Naturally, we can still expect seasonal rushes on particular footwear types (such as August being the peak for children’s school shoes and summer weddings causing increased purchases in formal footwear), but thanks to both fashion and function, athletic and casual footwear is here to stay.


What does this mean for retailers?

Footwear retailers, particularly brands such as Schuh or Office, need to maintain visibility and performance around non-owned brands.
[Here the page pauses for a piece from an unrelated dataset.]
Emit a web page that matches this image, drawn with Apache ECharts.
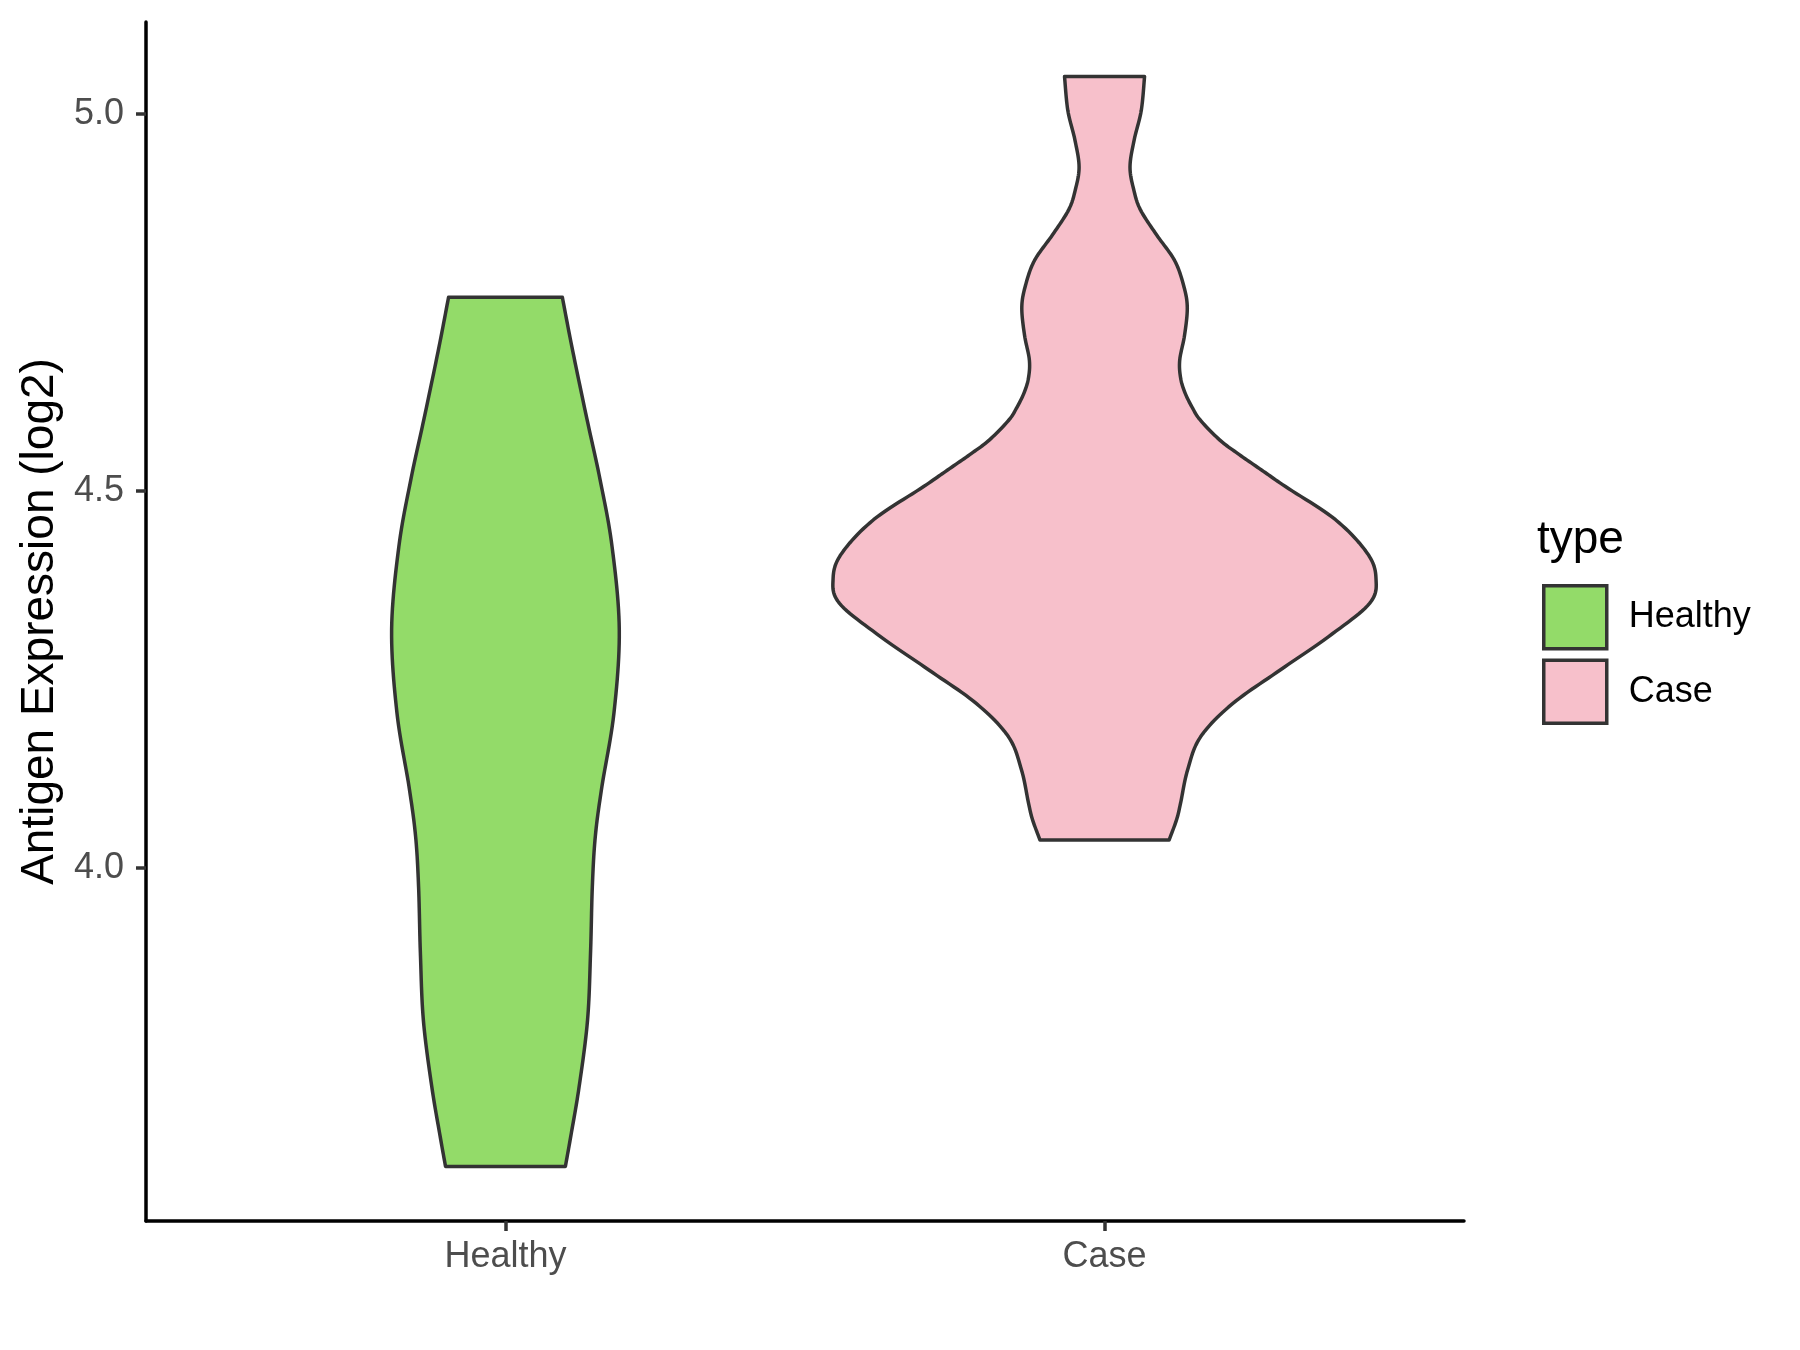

While we can see that Adidas and Nike hold significant shares in the total number of athletic footwear consumers (7.7m and 5.6m respectively), retailers stocking these brands must ensure they can capitalise on brand interest to drive sales over, not only Nike and Adidas’s own retail efforts but similar re-selling rivals in the footwear space.


So what can footwear retailers do to win their fair share?

So, what can all footwear retailers do to ensure they’re making the most of this increase in interest in athletic and comfortable footwear?

  • Retailers such as Schuh or Office should be focusing on how they advertise and optimise for sector-leading brands such as Adidas, Nike, and Puma, in order to capitalise on brand awareness.
  • Adidas, Nike, and other sportswear brands themselves must ensure they make the most of their owned brand keywords and be able to compete with one another to come out on top.
  • Sports brands should continue to focus on improving brand awareness in both the sportswear and fashion sectors, ensuring they are a footwear option for both activewear and day-to-day fashion.